I would add to what Mark talked about. I agree. When I get up every day, the work I do is to do two things: to move out what I believe is a government that is not good for Canadians, which is what my constituents elected me to do, and to put in a government that I believe is good for Canadians, which means I'm going to ask them to support me. I'm going to ask them to listen to my arguments. I think the measurement should be that if we can say it in the House of Commons, we should be able to say it in our communication with our constituents. If it is slanderous or defamatory, then we will be held accountable for that, and we will be held accountable by our electorate, in whether they vote for us again.
I wrote a letter, and I said, “That's why, in 2019, Conservatives...”, and I was told I wasn't allowed to say that. It became unbelievable. We are partisan; that is what we do. We are political, and we're having more and more restrictions from people when we don't even know who they are and who they're accountable to. I think it's something that has to be looked at. That way we would all have the same freedom and ability to communicate in the way we believe we should.
Thank you.
View Ruth Ellen Brosseau Profile
NDP (QC)
Thank you, Mr. Speaker.
I would like to thank Mr. Giroux and Mr. Paquette for their presentation.
I would like to say that the comments that I have gotten back from my constituents, after we went to colour, have been very positive. I think people appreciate getting news from their members of Parliament, and I think the way we're doing it is a lot more interesting to them.

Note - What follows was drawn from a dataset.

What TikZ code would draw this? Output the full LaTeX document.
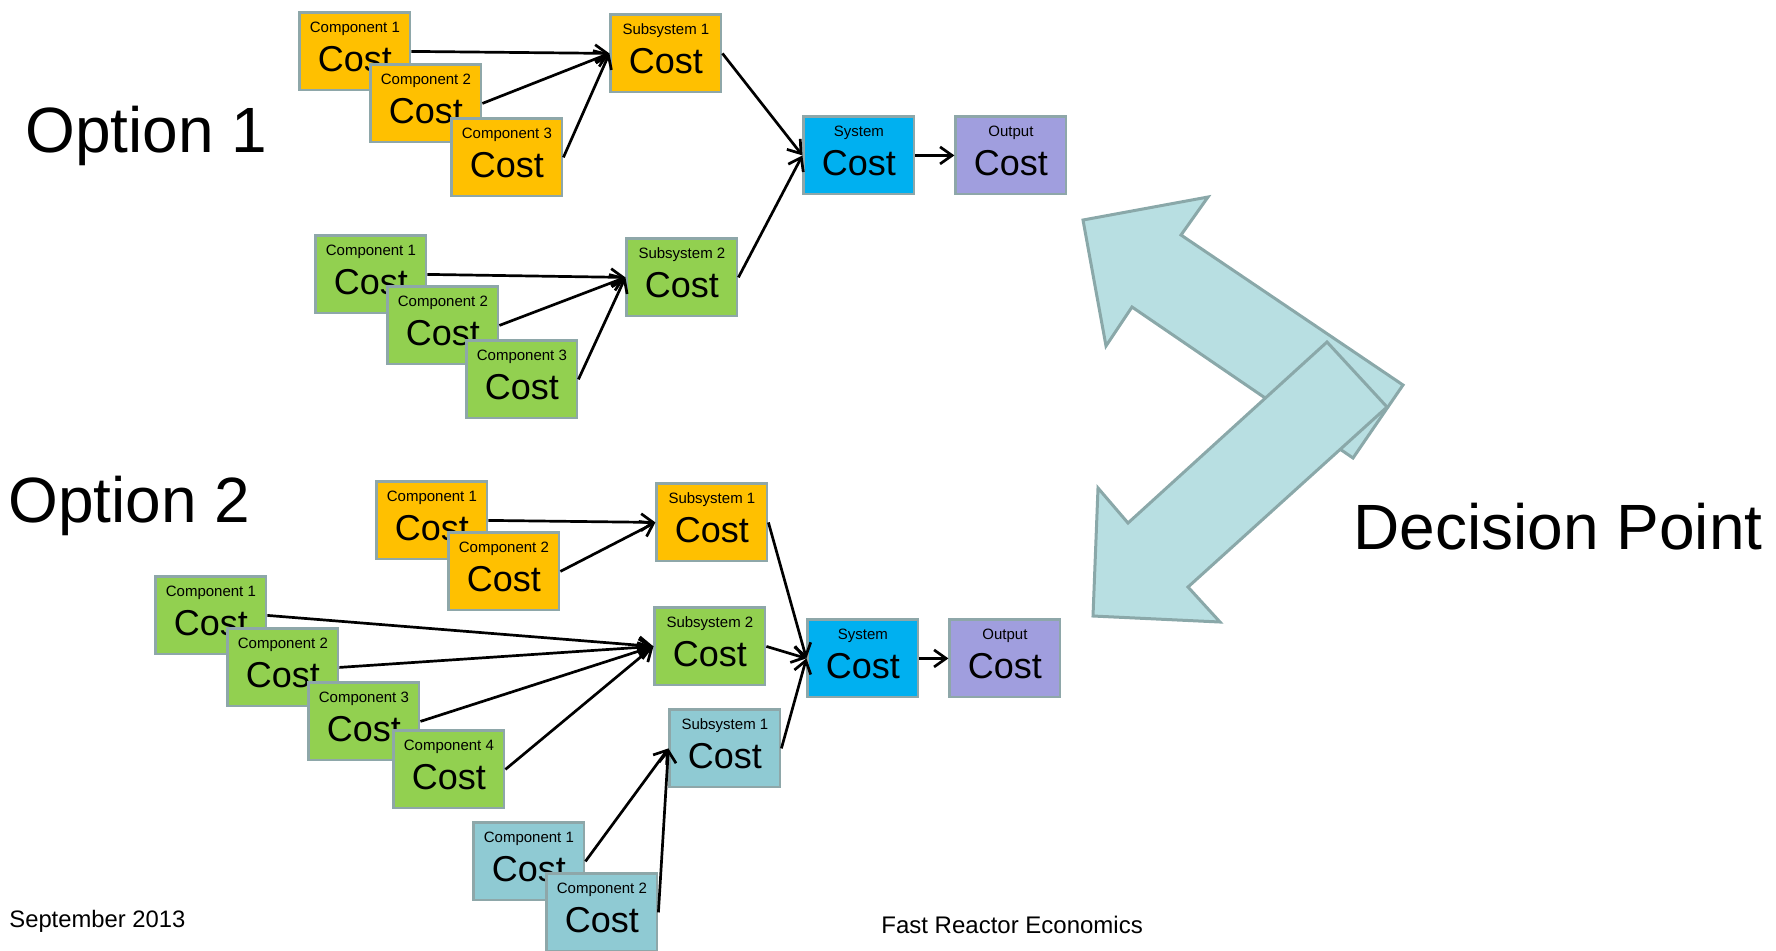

Given the concerns raised by Candice and Mark, I don't know if there's an appetite from other members of the committee to see what it would be like to review some of the ten percenters or householders that have been refused, or ads that have been refused. I don't know if that is a possibility. I don't know what a review would look like. I don't know if there's an appetite from other members to look into this. I think this happens frequently. It hasn't been a big concern for our caucus. I don't know if there's an appetite from members of the board to look at this. I would like some more information, maybe some feedback, if a review is requested, on what that could look like.
Philippe Dufresne
View Philippe Dufresne Profile
Philippe Dufresne
2019-02-28 12:25
If I may jump in, I think that if there is a lack of consensus at this time to approve this recommendation, and there are some questions about the criteria that are being applied in approving or not—and ultimately, the approval can always be brought to the board—we could put these examples, and these issues could be looked at and some examples given, in the revised note that would come back for your consideration at our next board meeting. That would be part of the discussion about whether there are concerns about the criteria being used, whether these criteria flow from the bylaw, whether there is a need for a change in the bylaw, and whether the bylaw is being interpreted too strictly.
Those things could be brought back for your consideration and direction.
View Mark Holland Profile
Lib. (ON)
View Mark Holland Profile
2019-02-28 12:26
Thank you, Mr. Speaker.
I have two items. One is that perhaps we can divide the two matters that are here. I'm hearing that there are two separate matters: one is relating to the number of mailings that can be sent out, which is a more scoped issue; and then there's a broader conversation that I'm hearing around what sort of material can be sent out or what the boundaries are on that.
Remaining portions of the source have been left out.